### Directions
Among the lines below, keep only those from the one containing "The picture is" through the one containing "ROAD, SOUTH YARRA</text>", and reproduce them exactly.

-- Dataset excerpt start --

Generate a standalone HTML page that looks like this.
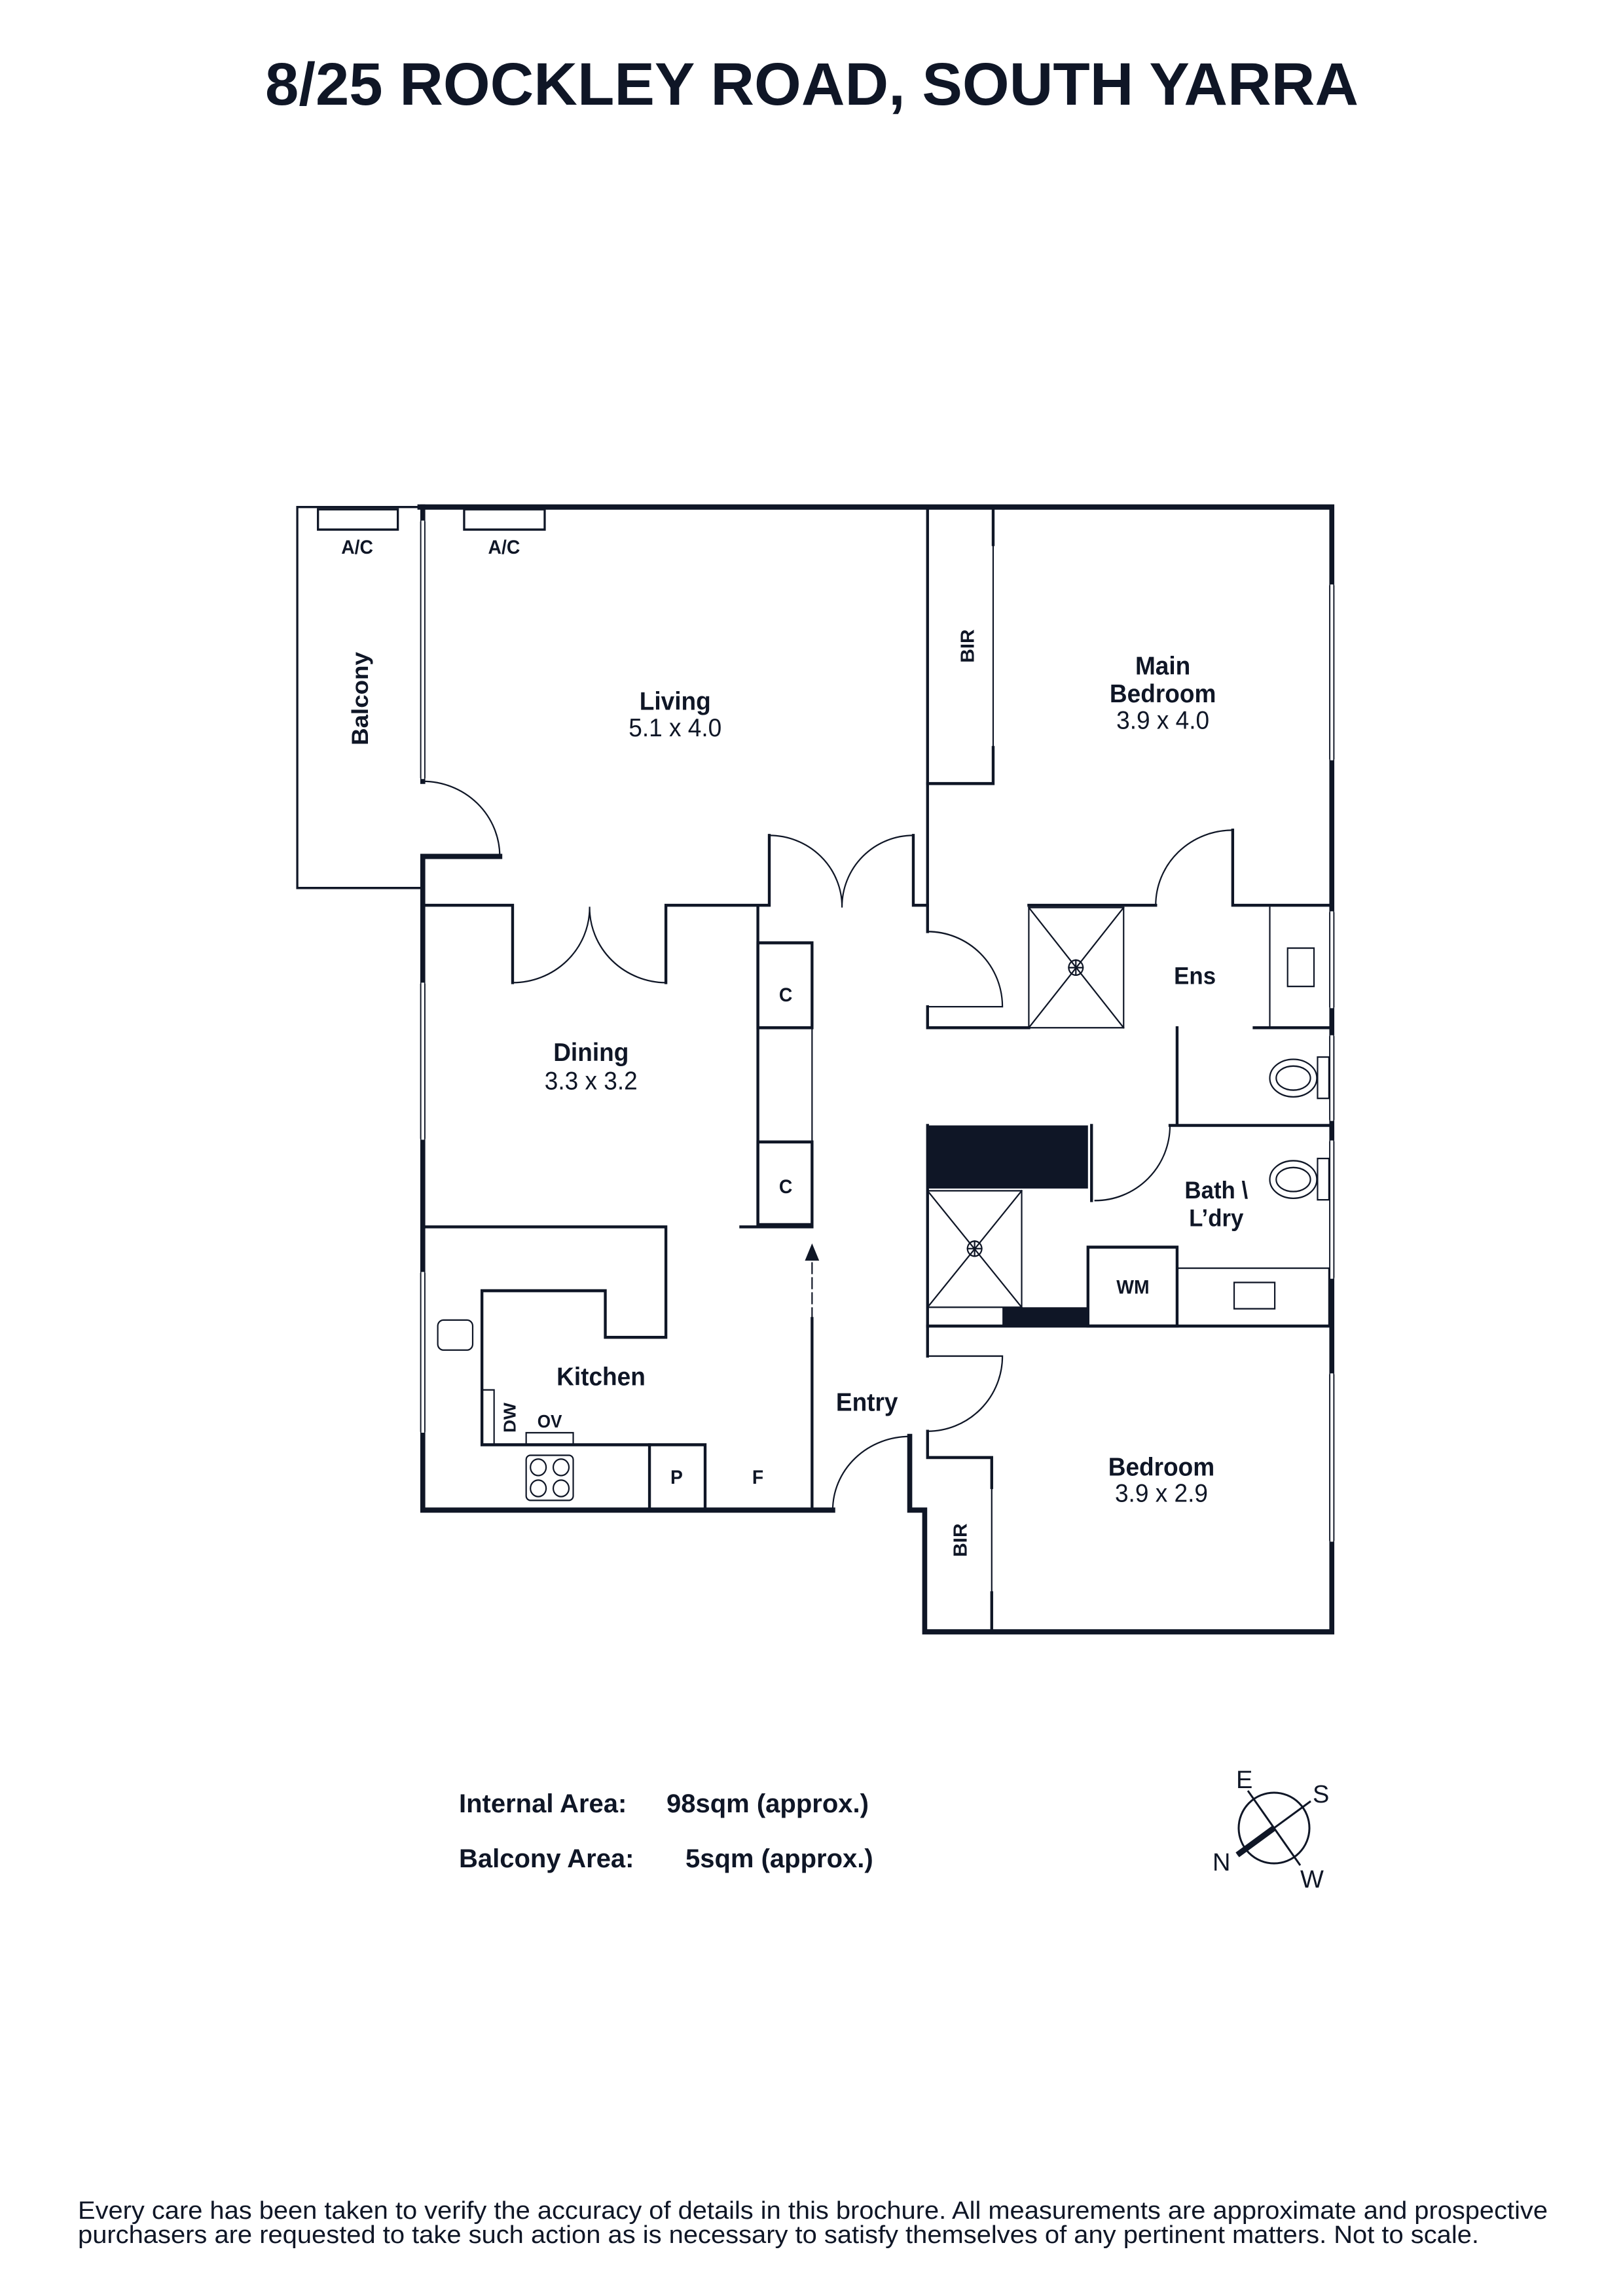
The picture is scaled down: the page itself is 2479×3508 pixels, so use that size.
<!DOCTYPE html>
<html><head><meta charset="utf-8"><style>
html,body{margin:0;padding:0;background:#fff}
svg{display:block}
text{font-family:"Liberation Sans",sans-serif;fill:#0f1626}
</style></head><body>
<svg width="2479" height="3508" viewBox="0 0 2479 3508" xmlns="http://www.w3.org/2000/svg">
<text x="1240" y="160" text-anchor="middle" font-size="92" font-weight="bold" textLength="1670" lengthAdjust="spacingAndGlyphs">8/25 ROCKLEY ROAD, SOUTH YARRA</text>

<g transform="translate(404,746) scale(1.089,1.148)" fill="none" stroke="#0f1626" stroke-linecap="square">
<g stroke-width="7">
<path d="M218,25 H1497 V1522 H926 V1360 H905 V1262"/>
<path d="M797,1360 H222 V490 H330"/>
<path d="M222,390 V25"/>
</g>
<g stroke="#fff" stroke-width="4">
<path d="M222,45 V385 M222,660 V865 M222,1045 V1255 M1497,130 V360 M1497,565 V690 M1497,730 V840 M1497,870 V1050 M1497,1180 V1400"/>
</g>
<g stroke-width="1.5">
<path d="M219,45 V385 M225,45 V385 M219,660 V865 M225,660 V865 M219,1045 V1255 M225,1045 V1255"/>
<path d="M1494,130 V360 M1500,130 V360 M1494,565 V690 M1500,565 V690 M1494,730 V840 M1500,730 V840 M1494,870 V1050 M1500,870 V1050 M1494,1180 V1400 M1500,1180 V1400"/>
</g>
<g stroke-width="3">
<path d="M218,25 H46 V532 H222"/>
<rect x="75" y="28" width="112" height="27"/>
<rect x="280" y="28" width="113" height="27"/>
</g>
<g stroke-width="4">
<path d="M222,555 H348 V658 M563,658 V555 H708 V462 M910,462 V555 H930"/>
<path d="M930,25 V590 M930,690 V718 H1072"/>
<path d="M930,393 H1022 M1022,30 V75 M1022,345 V393"/>
<path d="M1072,555 H1250 M1358,455 V555 H1497"/>
<path d="M1388,718 H1497 M1280,718 V848 H1270 M1270,848 H1497"/>
<path d="M1160,848 V948"/>
<path d="M930,1115 H1497"/>
<path d="M930,1115 V1155 M930,1255 V1290 H1020 M1020,1290 V1330 M1020,1470 V1522"/>
<path d="M768,1105 V1360"/>
<path d="M692,558 V980 M668,983 H768"/>
<rect x="692" y="605" width="76" height="113"/>
<rect x="692" y="870" width="76" height="110"/>
<path d="M222,983 H563 V1130 H478 V1068 H305 V1273 H540"/>
<rect x="540" y="1273" width="78" height="87"/>
<rect x="1155" y="1010" width="125" height="105"/>
<path d="M930,848 V1115"/>
</g>
<g stroke-width="2">
<path d="M1022,75 V345 M1020,1330 V1470 M768,605 V980"/>
<rect x="1072" y="558" width="133" height="160"/>
<path d="M1072,558 L1205,718 M1205,558 L1072,718"/>
<circle cx="1138" cy="638" r="10"/><path d="M1128,638 H1148 M1138,628 V648"/>
<rect x="930" y="935" width="132" height="155"/>
<path d="M930,935 L1062,1090 M1062,935 L930,1090"/>
<circle cx="996" cy="1012" r="10"/><path d="M986,1012 H1006 M996,1002 V1022"/>
<path d="M1410,558 V718"/>
<rect x="1435" y="612" width="37" height="51"/>
<rect x="1280" y="1038" width="213" height="77"/>
<rect x="1360" y="1057" width="57" height="35"/>
<ellipse cx="1443" cy="785" rx="33" ry="25"/><ellipse cx="1443" cy="785" rx="24" ry="16"/>
<rect x="1477" y="757" width="16" height="55"/>
<ellipse cx="1443" cy="920" rx="33" ry="25"/><ellipse cx="1443" cy="920" rx="24" ry="16"/>
<rect x="1477" y="892" width="16" height="55"/>
<rect x="305" y="1200" width="17" height="73"/>
<rect x="367" y="1257" width="66" height="16"/>
<rect x="367" y="1287" width="66" height="60" rx="6"/>
<circle cx="384" cy="1303" r="11"/><circle cx="416" cy="1303" r="11"/><circle cx="384" cy="1331" r="11"/><circle cx="416" cy="1331" r="11"/>
<rect x="243" y="1107" width="49" height="40" rx="8"/>
<path d="M222,390 A108,100 0 0 1 330,490"/>
<path d="M348,658 A108,100 0 0 0 456,558 M563,658 A108,100 0 0 1 456,558"/>
<path d="M708,462 A102,95 0 0 1 810,557 M910,462 A100,95 0 0 0 810,557"/>
<path d="M930,590 A105,100 0 0 1 1035,690 H930"/>
<path d="M1250,555 A108,100 0 0 1 1358,455"/>
<path d="M1165,948 A105,100 0 0 0 1270,848"/>
<path d="M930,1155 H1035 A105,100 0 0 1 930,1255"/>
<path d="M797,1360 A108,98 0 0 1 905,1262"/>
<path d="M768,1105 V1025" stroke-dasharray="14,6"/>
</g>
<rect x="930" y="848" width="225" height="84" fill="#0f1626" stroke="none"/>
<rect x="1035" y="1090" width="120" height="25" fill="#0f1626" stroke="none"/>
<path d="M758,1028 L768,1005 L778,1028 Z" fill="#0f1626" stroke="none"/>
</g>

<g transform="translate(404,746) scale(1.089,1.148)" font-weight="bold" text-anchor="middle">
<text x="130" y="87" font-size="26">A/C</text>
<text x="336" y="87" font-size="26">A/C</text>
<text x="145" y="280" font-size="32" transform="rotate(-90 145 280)">Balcony</text>
<text x="576" y="295" font-size="34">Living</text>
<text x="576" y="330" font-size="34" font-weight="normal">5.1 x 4.0</text>
<text x="995" y="210" font-size="26" transform="rotate(-90 995 210)">BIR</text>
<text x="1260" y="248" font-size="34">Main</text>
<text x="1260" y="285" font-size="34">Bedroom</text>
<text x="1260" y="320" font-size="34" font-weight="normal">3.9 x 4.0</text>
<text x="1305" y="660" font-size="32">Ens</text>
<text x="458" y="762" font-size="34">Dining</text>
<text x="458" y="800" font-size="34" font-weight="normal">3.3 x 3.2</text>
<text x="731" y="683" font-size="26">C</text>
<text x="731" y="938" font-size="26">C</text>
<text x="1335" y="945" font-size="32">Bath \</text>
<text x="1335" y="982" font-size="32">L’dry</text>
<text x="1218" y="1072" font-size="26">WM</text>
<text x="472" y="1194" font-size="34">Kitchen</text>
<text x="845" y="1228" font-size="34">Entry</text>
<text x="400" y="1250" font-size="24">OV</text>
<text x="352" y="1237" font-size="24" transform="rotate(-90 352 1237)">DW</text>
<text x="578" y="1325" font-size="26">P</text>
<text x="692" y="1325" font-size="26">F</text>
<text x="1258" y="1314" font-size="34">Bedroom</text>
<text x="1258" y="1349" font-size="34" font-weight="normal">3.9 x 2.9</text>
<text x="985" y="1400" font-size="26" transform="rotate(-90 985 1400)">BIR</text>
</g>

<g font-size="40" font-weight="bold">
<text x="701" y="2769">Internal Area:</text>
<text x="1018" y="2769">98sqm (approx.)</text>
<text x="701" y="2853">Balcony Area:</text>
<text x="1047" y="2853">5sqm (approx.)</text>
</g>

<g transform="translate(0,-16)">
<g stroke="#0f1626" fill="none">
<circle cx="1946" cy="2809" r="54" stroke-width="3"/>
<path d="M1890,2850 L2002,2768" stroke-width="3"/>
<path d="M1890,2850 L1946,2809" stroke-width="9"/>
<path d="M1906,2752 L1986,2866" stroke-width="3"/>
</g>
<g font-size="38">
<text x="1888" y="2748">E</text>
<text x="2005" y="2770">S</text>
<text x="1852" y="2874">N</text>
<text x="1986" y="2900">W</text>
</g>
</g>

<g font-size="38">
<text x="119" y="3390" textLength="2245" lengthAdjust="spacingAndGlyphs">Every care has been taken to verify the accuracy of details in this brochure. All measurements are approximate and prospective</text>
<text x="119" y="3427" textLength="2140" lengthAdjust="spacingAndGlyphs">purchasers are requested to take such action as is necessary to satisfy themselves of any pertinent matters. Not to scale.</text>
</g>
</svg>
</body></html>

-- Dataset excerpt end --

### Exercise output
The picture is scaled down: the page itself is 2479×3508 pixels, so use that size.
<!DOCTYPE html>
<html><head><meta charset="utf-8"><style>
html,body{margin:0;padding:0;background:#fff}
svg{display:block}
text{font-family:"Liberation Sans",sans-serif;fill:#0f1626}
</style></head><body>
<svg width="2479" height="3508" viewBox="0 0 2479 3508" xmlns="http://www.w3.org/2000/svg">
<text x="1240" y="160" text-anchor="middle" font-size="92" font-weight="bold" textLength="1670" lengthAdjust="spacingAndGlyphs">8/25 ROCKLEY ROAD, SOUTH YARRA</text>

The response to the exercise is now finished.